## Problem
Exactly as written, write out the lines below from the first to the one containing "-0.4, -0.5, -0.6]", inclusive. Pictures do not belong in the copy.

Begin Exercise inputs

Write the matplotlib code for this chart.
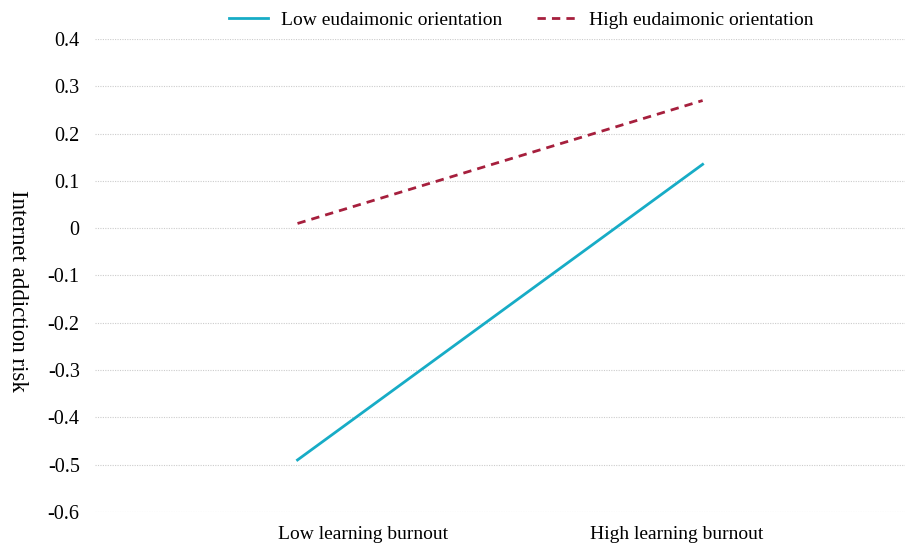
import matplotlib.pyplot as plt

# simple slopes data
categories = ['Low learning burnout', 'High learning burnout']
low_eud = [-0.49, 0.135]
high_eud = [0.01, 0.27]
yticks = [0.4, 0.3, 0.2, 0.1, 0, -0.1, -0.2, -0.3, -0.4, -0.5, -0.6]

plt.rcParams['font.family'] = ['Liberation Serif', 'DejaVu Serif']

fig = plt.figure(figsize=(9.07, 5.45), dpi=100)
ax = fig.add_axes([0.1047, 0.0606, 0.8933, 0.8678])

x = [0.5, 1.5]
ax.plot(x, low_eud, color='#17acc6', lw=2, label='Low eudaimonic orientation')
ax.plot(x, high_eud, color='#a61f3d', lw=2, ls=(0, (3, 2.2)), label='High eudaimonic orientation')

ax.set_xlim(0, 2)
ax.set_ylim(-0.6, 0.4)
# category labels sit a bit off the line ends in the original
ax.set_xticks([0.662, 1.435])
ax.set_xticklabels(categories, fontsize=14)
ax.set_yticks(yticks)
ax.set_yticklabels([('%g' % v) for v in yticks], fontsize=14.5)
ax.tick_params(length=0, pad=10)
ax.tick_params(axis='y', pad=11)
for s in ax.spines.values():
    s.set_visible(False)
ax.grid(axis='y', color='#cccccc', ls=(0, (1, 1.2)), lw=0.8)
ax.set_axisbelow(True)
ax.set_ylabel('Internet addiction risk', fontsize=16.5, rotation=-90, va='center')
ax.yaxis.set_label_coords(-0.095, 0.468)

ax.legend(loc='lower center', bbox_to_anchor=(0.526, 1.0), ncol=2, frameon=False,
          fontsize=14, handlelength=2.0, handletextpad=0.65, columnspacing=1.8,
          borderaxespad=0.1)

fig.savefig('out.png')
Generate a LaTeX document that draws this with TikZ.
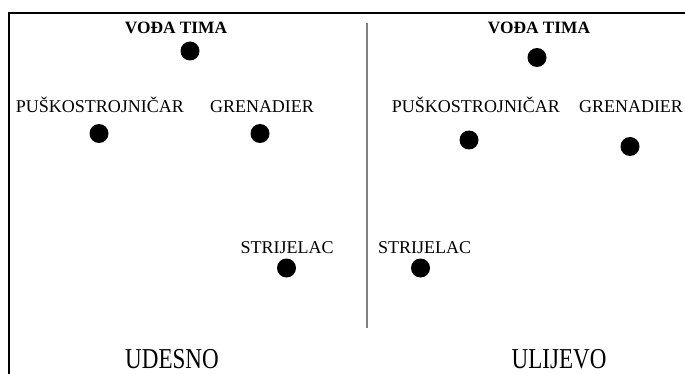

End Exercise inputs

## Result for this exercise
Write the matplotlib code for this chart.
import matplotlib.pyplot as plt

# simple slopes data
categories = ['Low learning burnout', 'High learning burnout']
low_eud = [-0.49, 0.135]
high_eud = [0.01, 0.27]
yticks = [0.4, 0.3, 0.2, 0.1, 0, -0.1, -0.2, -0.3, -0.4, -0.5, -0.6]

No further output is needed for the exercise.